What's in your barn? : When Ray Tryon tried out horses ...
Editor's note: Berkshire County is filled with barns, filled with treasures. In the series "What's in your barn?" we'll be asking county residents that exact question. We hope to find not only interesting items, but stories about our neighbors, their homes and the things they treasure.
MONTEREY — As Ray Tryon describes it, one day he decided to build a barn and get himself some draught horses.
"I was in the excavation business," Tryon said. He started Tryon Construction Company in 1948, and over time, he became interested in horses. "It just appealed to me and it was a good escape from the business stuff."
In 1980, Tryon had "no plans" when he ordered some lumber and had some of his employees build the barn that now sits a little way behind his Monterey home. Then he started buying Percherons. Before he knew it, he had eight massive working horses.
"You start off with two and it grows," Tryon said.
Now, almost 40 years later, Tryon has since passed down his excavation business to his son, Leigh. He has also retired as Monterey's fire chief after 56 years. And he has stopped working horses. The only ones left are the two framed on his kitchen wall above some other family photos, their velvety black coats a little distorted by the photograph's age.
"They all died," Tryon said. "The last one died and I said that was it — a lot of work, getting old."
Now when Tryon opens the door of his barn, he walks beneath an old, round horse medallion and is met by a whole lot of motorcycles and motorcycle parts. After the last horse died, a little over a decade ago, Tryon handed over the space to his son-in-law, Ray Becker, to carry out his own passion project: antique BMW motorcycles. Sometimes, Tryon said, Becker goes all the way over to Germany for parts he needs, but on an average day, he's in the barn.

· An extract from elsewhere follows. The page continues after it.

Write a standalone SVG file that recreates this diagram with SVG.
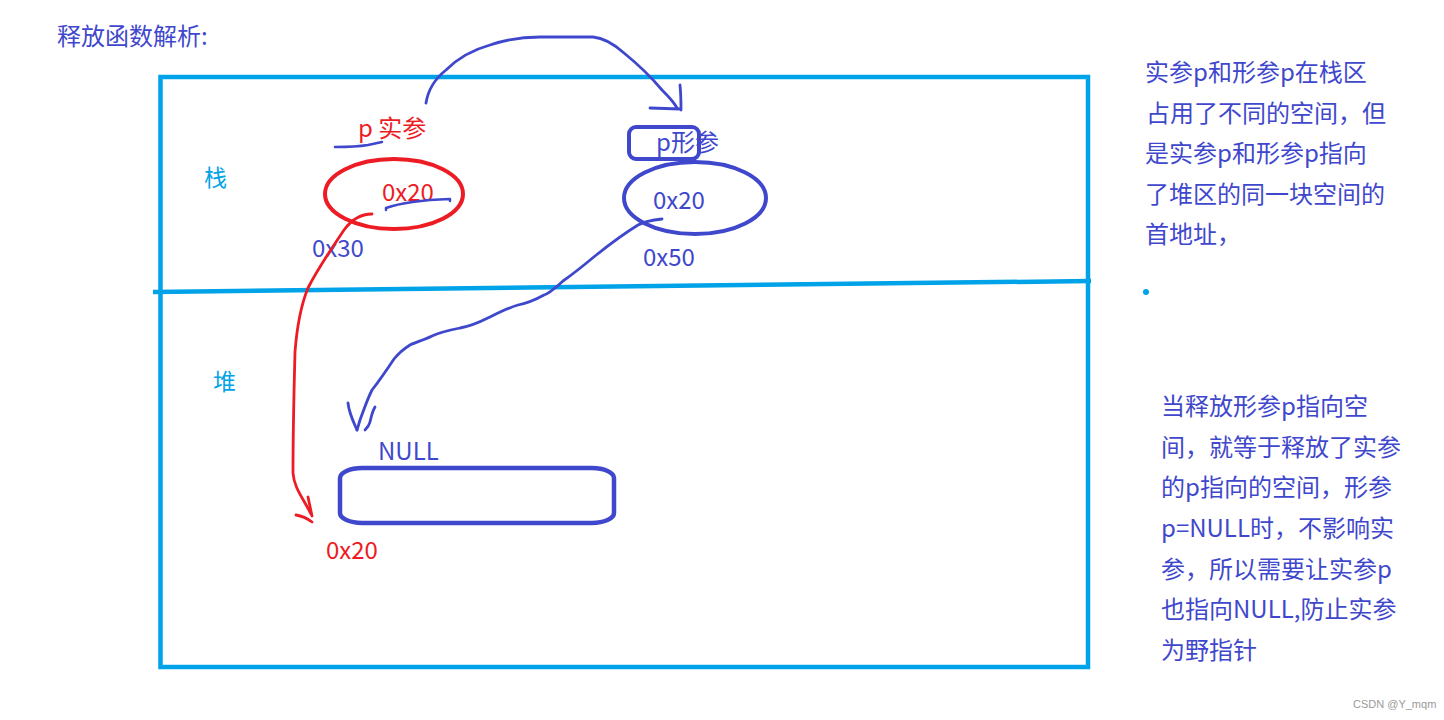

"The motorcycle man is probably [here] every day," Tryon said
The space has been transformed almost beyond recognition. Wheel rims, red and blue boxes full of small metal parts, plus the motorcycles themselves cover the space where Tryon originally built box stalls. More parts hang all around the edges of bar-covered windows, where Tryon's horses might have looked through and greeted him decades ago.
"It was quite a shock one day to come in here and see it looking like this," Tryon said. Stalls gone, machines moved in.
Signs of the barn's past life do remain. There's the tall, white wooden frame nestled between tires (just beyond a truck with the bumper sticker "Watch for Motorcycles"). Tryon explained that it was a stock, a frame used anytime you want a horse to stand in one place.
"To hook up all these horses, it took a lot of help, and I didn't have it," he said.
In the way his son-in-law maintains his aged motorcycles, Tryon said he used to do pretty much everything for his horses for the 25 years he had them, including vet care.
"The vet didn't want to come near these horses," he said, adding that his largest horse was 3,000 pounds and 19 hands tall, or six-plus feet at the horse's withers. So, the stock helped when Tryon had to, say, give a horse a penicillin shot.
"I took care of them all," he said. "They all had to be put down — I put them down myself."
The reward for all of Tryon's work was more work — work with the horses.
On Saturdays and Sundays, Tryon said he brushed, harnessed and hooked his horses up to a wagon or cart before driving them in the yard. He showed his horses once in the Topsfield Fair, but only once.
"Once is enough," he said. "You couldn't win — it was crooked."
Instead, for decades, Tryon and his horses kept to their Monterey home. Though the horses are gone today, the wagons and carts, hand-built by Tryon, aren't. Three of them, hand-painted fire engine red, sit on the second floor of the barn, where the hay used to go. Their surfaces are a little dusty, and their paint is a little muted as they peek out behind lumber piles and yellowing straw bales. But they're in there, at least for now, to stay.